Despite a six-race win streak, five of them in stakes, the last three of them as an overwhelming favorite, Alwaysmining figures to sport relatively generous odds when he makes his graded-stakes debut in Saturday's 144th Preakness Stakes (G1).
For Greg and Caroline Bentley of Runnymede Racing, it's a case of been there, done that.
In 2014 the Bentleys, proprietors of Runnymede Farm in Unionville, Pa., upset the Arlington Million (G1) with 11-1 long shot Hardest Core – a horse they bought as a birthday present for their now 35-year-old son, Andrew, in whose name he ran.
“We bought Hardest Core because we wanted to race him in the Maryland Hunt Cup,” Caroline Bentley said. “We thought maybe he was a little young to start [jumping] so maybe we should race him on the flat for a little while. It was just a really happy accident.”
There were similarly no grand expectations for Alwaysmining when the Bentleys purchased him privately from Jim McIngvale following a maiden special weight victory last June at Laurel Park. They had wanted to add a dirt presence to their portfolio and were looking for a horse they could watch run locally over the winter.
“We're breeding horses and we want to run our homebreds, but we were looking for some racehorses to kind of fill in the gaps,” Caroline Bentley said. “We run locally, so we were looking for Maryland-bred horses, Pennsylvania-bred horses. He looked nice, but we weren't looking for a world-beater, so it really surprised us.”
Alwaysmining ran fifth in the first start for Runnymede, who then moved him to trainer Kelly Rubley. Seventh in his debut for Rubley in the Laurel Futurity on turf, Alwaysmining hasn't lost since. He capped his juvenile season beating fellow Preakness contender Win Win Win in the Heft Stakes, then swept the seven-furlong Miracle Wood, 1 1/16-mile Private Terms and 1 1/8-mile Federico Tesio to open 2019.
While the Private Terms marked his first try around two turns, the Tesio was a command performance for Alwaysmining. A front-running winner to that point, he showed a new dimension sitting behind horses before taking over and cruising to an 11 ½-length romp, earning an automatic berth in the Preakness.

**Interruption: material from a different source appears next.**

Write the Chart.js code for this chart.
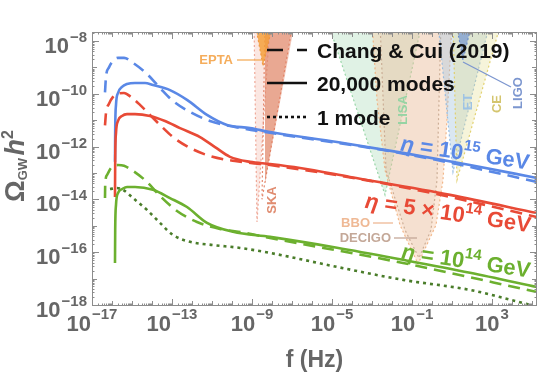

“He's increasing each person's expectations as we go. No one takes for granted what his potential can be, but he seems to be finding himself and growing into and being proud of and confident in his capabilities,” Greg Bentley said. “Of course, we don't know going into the Preakness what's next but we think he does represent Maryland racing well and we're proud and appreciative of that given the tradition of Maryland racing that we're glad to participate in and be part of.”
Eight Maryland-breds have won the Preakness, starting with Cloverbrook in 1877. The last to do it was Deputed Testamony, also the Tesio winner who was sent off at 14-1 in the 1983 Middle Jewel of the Triple Crown.
“Maryland has such a wonderful tradition and you feel it around here. There's so much pride and legacy,” Caroline Bentley said. “It's a wonderful atmosphere.”
Alwaysmining is one of five horses the Bentleys have with Rubley at Fair Hill Training Center in Elkton, Md., a half-hour southof their Pennsylvania farm. CEO, President and Chairman of the Board of Bentley Systems, one of the world's largest privately held software companies since its inception in 1984, Greg Bentley got involved in racing as a hobby to balance work demands.
Runnymede also campaigned 2017 American St. Leger (G3) winner Postulation, but Alwaysmining represents its first attempt in a Triple Crown race.
“We happen to know that a horse can come from nowhere and accomplish a lot,” Greg Bentley said. “Our son, Andrew, is a great fan of racing and he keeps track of everything. Maybe that's the source of our good luck, because we must say it's luck.
“We have had the experience of being a long shot and getting there,” he added, “so we're not going to say that it can't happen.”